Print exactly the lines below between the line containing "Write the React, TypeScript" and the line containing "import * as", counting both of those lines. Leave pictures out.

## start Data lines

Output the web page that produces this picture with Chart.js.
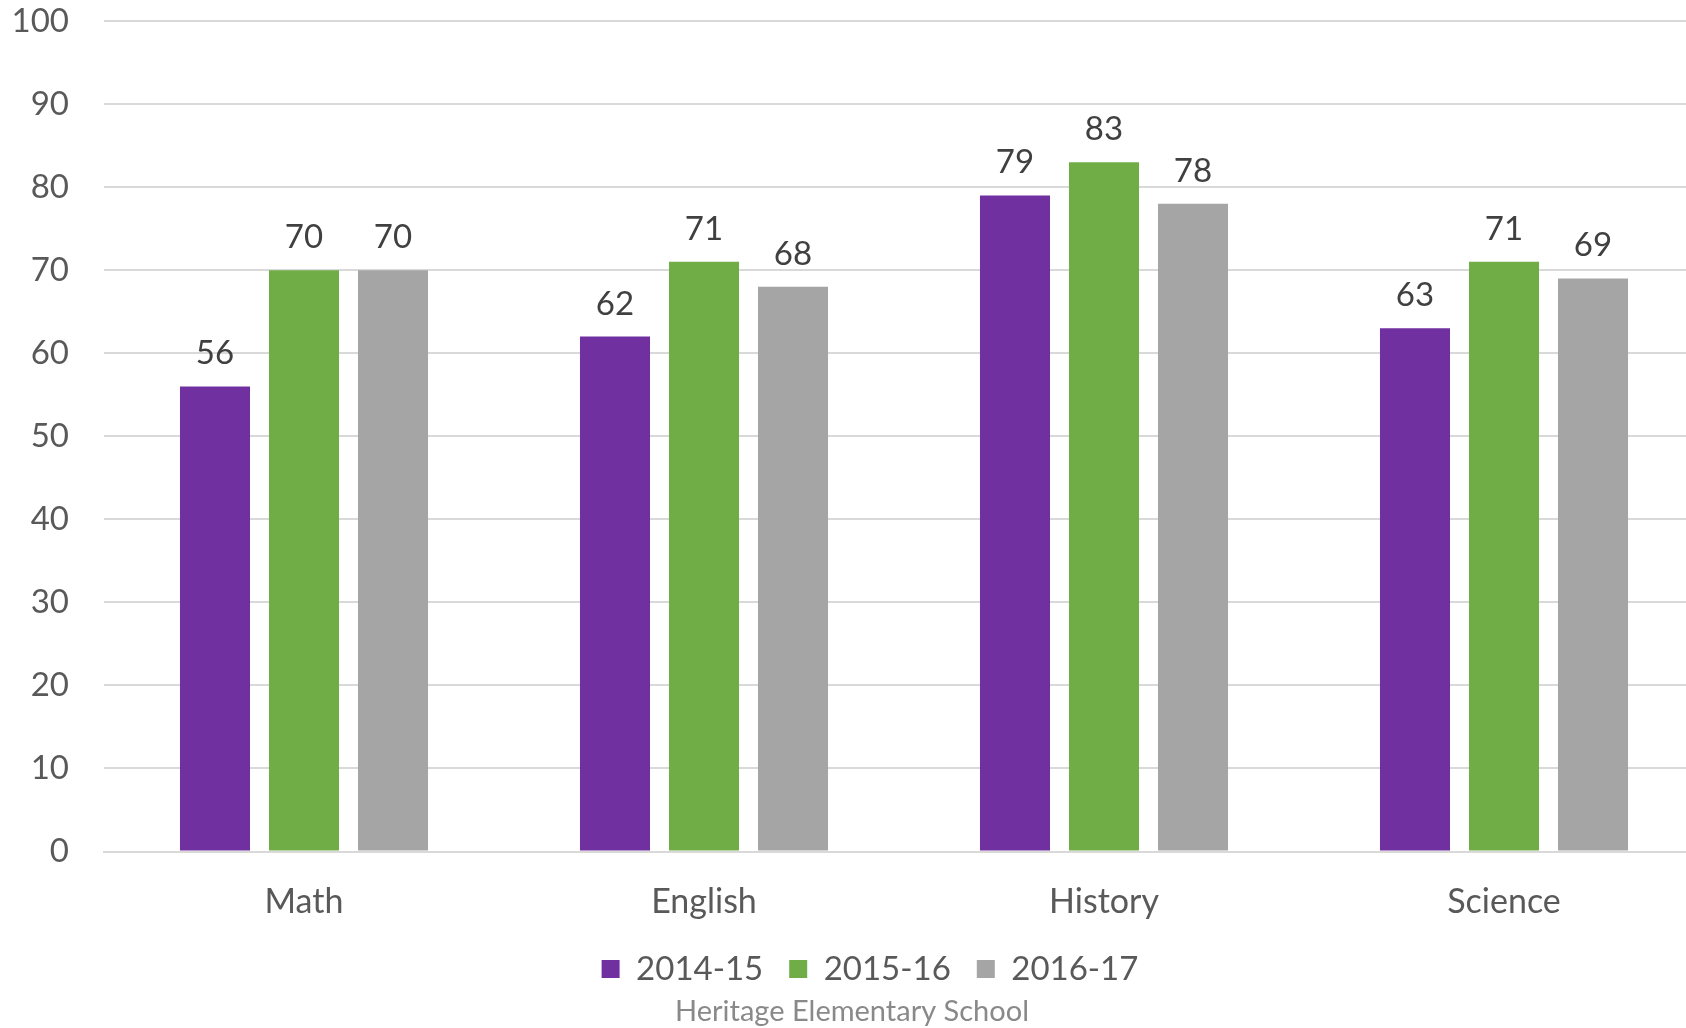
<!DOCTYPE html>
<html>
<head>
<meta charset="utf-8">
<script src="https://cdn.jsdelivr.net/npm/chart.js@4/dist/chart.umd.min.js"></script>
<style>
    html, body { margin: 0; padding: 0; background: #fff; overflow: hidden; }
    #wrap { width: 1704px; height: 1028px; position: relative; }
</style>
</head>
<body>
<div id="wrap"><canvas id="chart"></canvas></div>
<script>
// Chart data
const subjects = ['Math', 'English', 'History', 'Science'];
const years = ['2014-15', '2015-16', '2016-17'];
const scores1415 = [56, 62, 79, 63];
const scores1516 = [70, 71, 83, 71];
const scores1617 = [70, 68, 78, 69];
const barColors = ['#7030A0', '#70AD47', '#A5A5A5'];
const yTicks = [0, 10, 20, 30, 40, 50, 60, 70, 80, 90, 100];

const FONT = 'Lato, "Open Sans", sans-serif';

// draws the value above each bar
const valueLabels = {
    id: 'valueLabels',
    afterDatasetsDraw(chart) {
        const ctx = chart.ctx;
        ctx.save();
        ctx.font = '33px ' + FONT;
        ctx.fillStyle = '#404040';
        ctx.textAlign = 'center';
        ctx.textBaseline = 'alphabetic';
        chart.data.datasets.forEach((ds, i) => {
            const meta = chart.getDatasetMeta(i);
            meta.data.forEach((bar, j) => {
                ctx.fillText(ds.data[j], bar.x, bar.y - 22);
            });
        });
        ctx.restore();
    }
};

// legend in the original sits a little right of centre
const legendShift = {
    id: 'legendShift',
    afterLayout(chart) {
        if (chart.legend) chart.legend.left += 36;
    }
};

const seriesValues = [scores1415, scores1516, scores1617];

new Chart(document.getElementById('chart'), {
    type: 'bar',
    data: {
        labels: subjects,
        datasets: years.map((y, i) => ({
            label: y,
            data: seriesValues[i],
            backgroundColor: barColors[i],
            borderWidth: 0,
            categoryPercentage: 0.6675,
            barPercentage: 0.787
        }))
    },
    options: {
        responsive: true,
        maintainAspectRatio: false,
        devicePixelRatio: 1,
        animation: false,
        layout: { padding: 0 },
        plugins: {
            legend: {
                position: 'bottom',
                labels: {
                    boxWidth: 18,
                    boxHeight: 18,
                    padding: 26,
                    color: '#595959',
                    font: { family: FONT, size: 33 }
                }
            },
            subtitle: {
                display: true,
                position: 'bottom',
                text: 'Heritage Elementary School',
                color: '#898989',
                font: { family: FONT, size: 29, weight: 'normal', lineHeight: 1.12 },
                padding: { top: 0, bottom: 0 }
            },
            tooltip: { enabled: false }
        },
        scales: {
            x: {
                afterFit(scale) {
                    scale.height = 75;
                },
                grid: { display: false },
                border: { display: true, color: '#D9D9D9', width: 2 },
                ticks: {
                    color: '#595959',
                    font: { family: FONT, size: 34 },
                    padding: 22
                }
            },
            y: {
                min: 0,
                max: 100,
                afterBuildTicks(scale) {
                    scale.ticks = yTicks.map(v => ({ value: v }));
                },
                afterFit(scale) {
                    scale.width = 104;
                    scale.paddingTop = 21;
                    scale.paddingBottom = 20;
                },
                grid: { color: '#D9D9D9', lineWidth: 2, drawTicks: false },
                border: { display: false },
                ticks: {
                    color: '#595959',
                    font: { family: FONT, size: 33 },
                    padding: 35
                }
            }
        }
    },
    plugins: [valueLabels, legendShift]
});
</script>
</body>
</html>
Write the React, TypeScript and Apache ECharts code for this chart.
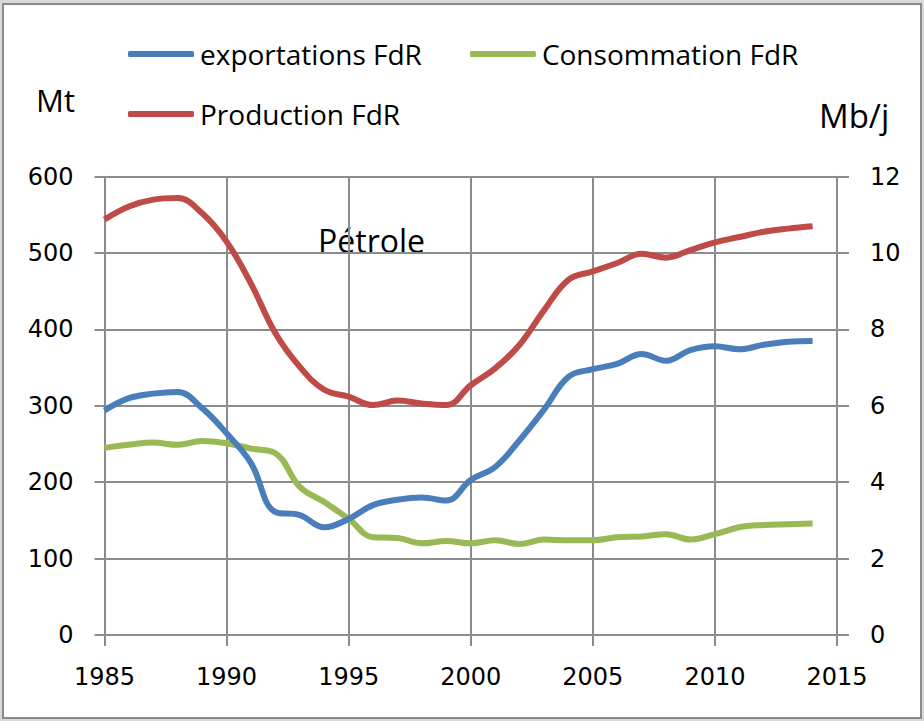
import React, { useEffect, useRef } from "react";
import * as echarts from "echarts";

const years = [1985,1986,1987,1988,1989,1990,1991,1992,1993,1994,1995,1996,1997,1998,1999,2000,2001,2002,2003,2004,2005,2006,2007,2008,2009,2010,2011,2012,2013,2014];
const exportations = [294,310,316,318,297,264,225,161,157,141,152,170,177,180,176,203,220,255,295,338,348,355,368,359,373,378,374,380,384,385];
const consommation = [245,249,252,249,254,251,244,238,194,174,152,128,127,120,123,120,124,119,125,124,124,128,129,132,125,132,141,144,145,146];
const production = [544,561,570,572,552,515,460,395,351,321,312,301,307,303,301,327,349,380,425,465,476,487,499,494,504,514,521,528,532,535];

const xTicks = { min: 1985, max: 2015, interval: 5 };
const leftTicks = { min: 0, max: 600, interval: 100 };
const rightTicks = { min: 0, max: 12, interval: 2 };

const BLUE = "#4a7ebb";
const GREEN = "#98b954";
const RED = "#be4b48";
const GRIDC = "#8c8c8c";
const FONT = "DejaVu Sans";
const LFONT = "Open Sans";

export default function App() {
  const ref = useRef<HTMLDivElement>(null);
  useEffect(() => {
    if (!ref.current) return;
    const chart = echarts.init(ref.current, null, { renderer: "svg" });
    const toPts = (arr: number[]) => years.map((y, i) => [y, arr[i]]);
    const axisLabel = { color: "#000", fontFamily: FONT, fontSize: 24 };
    const legendCommon = {
      itemWidth: 66, itemHeight: 6, itemGap: 48, icon: "roundRect", padding: 0,
      textStyle: { fontFamily: LFONT, fontSize: 28, color: "#000", padding: [0, 0, 0, 1] },
    };
    chart.setOption({
      animation: false,
      backgroundColor: "#d9d9d9",
      graphic: [
        { type: "rect", shape: { x: 3, y: 4, width: 918, height: 714 }, style: { fill: "#fff", stroke: "#8a8a8a", lineWidth: 2 }, z: -10 },
        { type: "text", x: 36, y: 100, style: { text: "Mt", fontFamily: LFONT, fontSize: 31, fill: "#000", verticalAlign: "middle" } },
        { type: "text", x: 819, y: 115, style: { text: "Mb/j", fontFamily: LFONT, fontSize: 33, fill: "#000", verticalAlign: "middle" } },
        { type: "text", x: 318, y: 240, style: { text: "Pétrole", fontFamily: LFONT, fontSize: 32, fill: "#000", verticalAlign: "middle" } },
      ],
      legend: [
        { ...legendCommon, left: 128, top: 40, data: ["exportations FdR", "Consommation FdR"] },
        { ...legendCommon, left: 128, top: 100, data: ["Production FdR"] },
      ],
      grid: { left: 104.5, right: 87, top: 176.7, bottom: 86 },
      xAxis: {
        type: "value", ...xTicks,
        axisLine: { show: true, lineStyle: { color: GRIDC, width: 2 } },
        axisTick: { show: true, length: 11, lineStyle: { color: GRIDC, width: 2 } },
        splitLine: { show: true, lineStyle: { color: GRIDC, width: 2 } },
        axisLabel: { ...axisLabel, margin: 30, formatter: (v: number) => String(v) },
      },
      yAxis: [
        {
          type: "value", ...leftTicks, position: "left",
          axisLine: { show: true, lineStyle: { color: GRIDC, width: 2 } },
          axisTick: { show: true, length: 10, lineStyle: { color: GRIDC, width: 2 } },
          splitLine: { show: true, lineStyle: { color: GRIDC, width: 2 } },
          axisLabel: { ...axisLabel, margin: 31 },
        },
        {
          type: "value", ...rightTicks, position: "right",
          axisLine: { show: true, lineStyle: { color: GRIDC, width: 2 } },
          axisTick: { show: true, length: 12, lineStyle: { color: GRIDC, width: 2 } },
          splitLine: { show: false },
          axisLabel: { ...axisLabel, margin: 33 },
        },
      ],
      series: [
        { name: "exportations FdR", type: "line", smooth: 0.4, showSymbol: false, data: toPts(exportations), lineStyle: { color: BLUE, width: 6 }, itemStyle: { color: BLUE }, z: 3 },
        { name: "Consommation FdR", type: "line", smooth: 0.4, showSymbol: false, data: toPts(consommation), lineStyle: { color: GREEN, width: 6 }, itemStyle: { color: GREEN }, z: 2 },
        { name: "Production FdR", type: "line", smooth: 0.4, showSymbol: false, data: toPts(production), lineStyle: { color: RED, width: 6 }, itemStyle: { color: RED }, z: 4 },
      ],
    });
    return () => chart.dispose();
  }, []);
  return <div ref={ref} style={{ position: "fixed", left: 0, top: 0, width: 924, height: 721 }} />;
}
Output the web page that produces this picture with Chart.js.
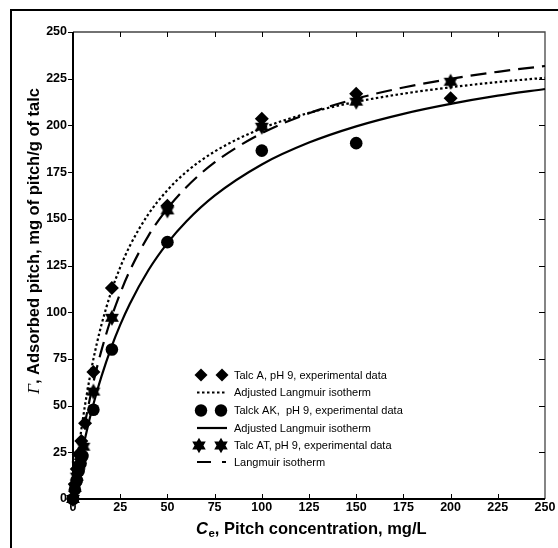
<!DOCTYPE html>
<html><head><meta charset="utf-8">
<script src="https://cdn.jsdelivr.net/npm/chart.js@4.4.1/dist/chart.umd.min.js"></script>
<style>html,body{margin:0;padding:0;background:#fff}#wrap{width:558px;height:548px;position:relative}</style>
</head><body><div id="wrap"><canvas id="c" width="558" height="548"></canvas></div>
<script>
// ---- data ----
const xTickValues = [0, 25, 50, 75, 100, 125, 150, 175, 200, 225, 250];
const yTickValues = [0, 25, 50, 75, 100, 125, 150, 175, 200, 225, 250];

const talcA_C = [0, 1, 2, 3, 4.4, 6.4, 10.8, 20.6, 50, 100, 150, 200];
const talcA_G = [0, 8, 16, 24, 31, 40.5, 68, 113, 157, 203.5, 217, 214.5];

const talcAK_C = [0, 1, 2, 3, 4, 5, 10.8, 20.6, 50, 100, 150];
const talcAK_G = [0, 5, 10, 15, 19, 23, 47.8, 80, 137.5, 186.5, 190.5];

const talcAT_C = [0, 1, 2, 3, 4, 5.5, 10.8, 20.6, 50, 100, 150, 200];
const talcAT_G = [0, 6, 12, 18, 23, 28, 57.5, 97, 154.5, 199.3, 212.7, 223.4];

const curveC   = [0, 1, 2, 3, 4, 5, 7.5, 10, 12.5, 15, 20, 25, 30, 40, 50, 60, 75, 100, 125, 150, 175, 200, 225, 250];
const curveA   = [0, 9.5, 18.4, 26.6, 34.2, 41.3, 57.2, 70.9, 82.7, 93, 110.2, 124, 135.3, 152.6, 165.3, 175.1, 186, 198.4, 206.7, 212.6, 217, 220.4, 223.2, 225.5];
const curveAK  = [0, 5.7, 11.2, 16.4, 21.4, 26.2, 37.4, 47.6, 56.9, 65.4, 80.4, 93.2, 104.3, 122.6, 137, 148.6, 162.4, 179.1, 190.8, 199.5, 206.2, 211.5, 215.9, 219.5];
const curveAT  = [0, 7.3, 14.3, 20.9, 27.1, 33, 46.6, 58.7, 69.6, 79.3, 96.1, 110.1, 122, 141, 155.5, 166.9, 180.2, 195.8, 206.5, 214.3, 220.3, 224.9, 228.7, 231.8];

const seriesLabels = [
  'Talc A, pH 9, experimental data',
  'Adjusted Langmuir isotherm',
  'Talck AK,  pH 9, experimental data',
  'Adjusted Langmuir isotherm',
  'Talc AT, pH 9, experimental data',
  'Langmuir isotherm'
];
const xTitleMain = 'C';
const xTitleSub = 'e';
const xTitleRest = ', Pitch concentration, mg/L';
const yTitleSym = 'Γ';
const yTitleRest = ', Adsorbed pitch, mg of pitch/g of talc';

// ---- helpers ----
const pts = (xs, ys) => xs.map((x, i) => ({x: x, y: ys[i]}));

function drawHexagram(ctx, cx, cy, R) {
  ctx.beginPath();
  for (let t = 0; t < 2; t++) {
    const off = t === 0 ? -Math.PI / 2 : Math.PI / 2;
    for (let k = 0; k < 3; k++) {
      const a = off + k * 2 * Math.PI / 3;
      const px = cx + R * Math.cos(a), py = cy + R * Math.sin(a);
      if (k === 0) ctx.moveTo(px, py); else ctx.lineTo(px, py);
    }
    ctx.closePath();
  }
  ctx.fill();
}
const starImg = document.createElement('canvas');
starImg.width = 18; starImg.height = 18;
(function () { const g = starImg.getContext('2d'); g.fillStyle = '#000'; drawHexagram(g, 9, 9, 8); })();

const SANS = '"Liberation Sans", Arial, sans-serif';
const SERIF = '"Liberation Serif", "Times New Roman", serif';

const decor = {
  id: 'decor',
  beforeDraw(chart) {
    const ctx = chart.ctx;
    ctx.save(); ctx.fillStyle = '#fff'; ctx.fillRect(0, 0, chart.width, chart.height); ctx.restore();
  },
  beforeDatasetsDraw(chart) {
    const ctx = chart.ctx, a = chart.chartArea, xs = chart.scales.x, ys = chart.scales.y;
    ctx.save();
    ctx.lineWidth = 1.3; ctx.strokeStyle = '#444';
    ctx.beginPath(); ctx.moveTo(a.left, a.top); ctx.lineTo(a.right, a.top); ctx.lineTo(a.right, a.bottom); ctx.stroke();
    ctx.strokeStyle = '#000'; ctx.lineWidth = 1;
    xTickValues.forEach(v => {
      if (v === 0 || v === 250) return;
      const px = Math.round(xs.getPixelForValue(v)) + 0.5;
      ctx.beginPath(); ctx.moveTo(px, a.bottom); ctx.lineTo(px, a.bottom - 5); ctx.stroke();
      ctx.beginPath(); ctx.moveTo(px, a.top); ctx.lineTo(px, a.top + 5); ctx.stroke();
    });
    yTickValues.forEach(v => {
      const py = Math.round(ys.getPixelForValue(v)) + 0.5;
      ctx.beginPath(); ctx.moveTo(a.left - 5, py); ctx.lineTo(a.left, py); ctx.stroke();
      if (v !== 0 && v !== 250) { ctx.beginPath(); ctx.moveTo(a.right, py); ctx.lineTo(a.right - 6, py); ctx.stroke(); }
    });
    ctx.lineWidth = 2; ctx.strokeStyle = '#000';
    ctx.beginPath(); ctx.moveTo(a.left, a.top); ctx.lineTo(a.left, a.bottom); ctx.lineTo(a.right, a.bottom); ctx.stroke();
    ctx.restore();
  },
  afterDraw(chart) {
    const ctx = chart.ctx;
    ctx.save();
    ctx.strokeStyle = '#000'; ctx.lineWidth = 2;
    ctx.beginPath(); ctx.moveTo(11, 570); ctx.lineTo(11, 10); ctx.lineTo(570, 10); ctx.stroke();
    ctx.fillStyle = '#000';
    ctx.textBaseline = 'alphabetic';
    const fs = 16.5;
    const fMain = 'italic bold ' + fs + 'px ' + SANS, fSub = 'bold 11.5px ' + SANS, fRest = 'bold ' + fs + 'px ' + SANS;
    ctx.font = fMain; const w1 = ctx.measureText(xTitleMain).width;
    ctx.font = fSub; const w2 = ctx.measureText(xTitleSub).width;
    ctx.font = fRest; const w3 = ctx.measureText(xTitleRest).width;
    let x0 = 311 - (w1 + w2 + w3) / 2; const by = 534;
    ctx.font = fMain; ctx.fillText(xTitleMain, x0, by); x0 += w1 + 0.5;
    ctx.font = fSub; ctx.fillText(xTitleSub, x0, by + 3); x0 += w2;
    ctx.font = fRest; ctx.fillText(xTitleRest, x0, by);
    ctx.save();
    ctx.translate(39, 241); ctx.rotate(-Math.PI / 2);
    const fSym = 'italic ' + (fs + 1) + 'px ' + SERIF;
    ctx.font = fSym; const s1 = ctx.measureText(yTitleSym).width;
    ctx.font = fRest; const s2 = ctx.measureText(yTitleRest).width;
    let t0 = -(s1 + s2) / 2;
    ctx.font = fSym; ctx.fillText(yTitleSym, t0, 0); t0 += s1;
    ctx.font = fRest; ctx.fillText(yTitleRest, t0, 0);
    ctx.restore();
    // legend
    const rows = [375, 392.5, 410.5, 428, 445.5, 462];
    const sx0 = 197, sx1 = 227, tx = 234;
    ctx.font = '11px ' + SANS; ctx.textBaseline = 'middle';
    rows.forEach((ry, i) => {
      ctx.save();
      ctx.fillStyle = '#000'; ctx.strokeStyle = '#000';
      if (i === 0) {
        [201, 222].forEach(cx => { ctx.beginPath(); ctx.moveTo(cx - 6.5, ry); ctx.lineTo(cx, ry - 6.5); ctx.lineTo(cx + 6.5, ry); ctx.lineTo(cx, ry + 6.5); ctx.closePath(); ctx.fill(); });
      } else if (i === 2) {
        [201, 221].forEach(cx => { ctx.beginPath(); ctx.arc(cx, ry, 6.2, 0, 2 * Math.PI); ctx.fill(); });
      } else if (i === 4) {
        [199, 221].forEach(cx => drawHexagram(ctx, cx, ry, 7.8));
      } else {
        ctx.lineWidth = 2.2;
        ctx.setLineDash(i === 1 ? [2.5, 2.5] : (i === 5 ? [14, 11, 4, 40] : []));
        ctx.beginPath(); ctx.moveTo(sx0, ry); ctx.lineTo(sx1, ry); ctx.stroke();
      }
      ctx.restore();
      ctx.fillText(seriesLabels[i], tx, ry + 0.5);
    });
    ctx.restore();
  }
};

const lineBase = {showLine: true, pointRadius: 0, borderColor: '#000', borderWidth: 2.2, fill: false, tension: 0, cubicInterpolationMode: 'monotone', clip: false};
const pointBase = {showLine: false, backgroundColor: '#000', borderColor: '#000', borderWidth: 0, clip: false};

new Chart(document.getElementById('c'), {
  type: 'scatter',
  data: {
    datasets: [
      Object.assign({label: seriesLabels[0], data: pts(talcA_C, talcA_G), pointStyle: 'rectRot', pointRadius: 7, order: 1}, pointBase),
      Object.assign({label: seriesLabels[1], data: pts(curveC, curveA), borderDash: [2.5, 2.5], order: 2}, lineBase),
      Object.assign({label: seriesLabels[2], data: pts(talcAK_C, talcAK_G), pointStyle: 'circle', pointRadius: 6.3, order: 1}, pointBase),
      Object.assign({label: seriesLabels[3], data: pts(curveC, curveAK), order: 2}, lineBase),
      Object.assign({label: seriesLabels[4], data: pts(talcAT_C, talcAT_G), pointStyle: starImg, pointRadius: 8, order: 1}, pointBase),
      Object.assign({label: seriesLabels[5], data: pts(curveC, curveAT), borderDash: [16, 8], order: 2}, lineBase)
    ]
  },
  options: {
    responsive: false, animation: false, devicePixelRatio: 1,
    layout: {padding: {left: 0, right: 13, top: 32, bottom: 0}},
    plugins: {legend: {display: false}, tooltip: {enabled: false}},
    scales: {
      x: {
        type: 'linear', min: 0, max: 250,
        afterBuildTicks: s => { s.ticks = xTickValues.map(v => ({value: v})); },
        afterFit: s => { s.height = 49; },
        grid: {display: false, drawTicks: false}, border: {display: false},
        ticks: {autoSkip: false, maxRotation: 0, padding: 1, color: '#000', font: {family: SANS, weight: 'bold', size: 12.5}}
      },
      y: {
        type: 'linear', min: 0, max: 250,
        afterBuildTicks: s => { s.ticks = yTickValues.map(v => ({value: v})); },
        afterFit: s => { s.width = 73; },
        grid: {display: false, drawTicks: false}, border: {display: false},
        ticks: {autoSkip: false, padding: 6, color: '#000', font: {family: SANS, weight: 'bold', size: 12.5}}
      }
    }
  },
  plugins: [decor]
});
</script>
</body></html>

## end Data lines

## Worked solution
Write the React, TypeScript and Apache ECharts code for this chart.
import React, { useEffect, useRef } from "react";
import * as echarts from "echarts";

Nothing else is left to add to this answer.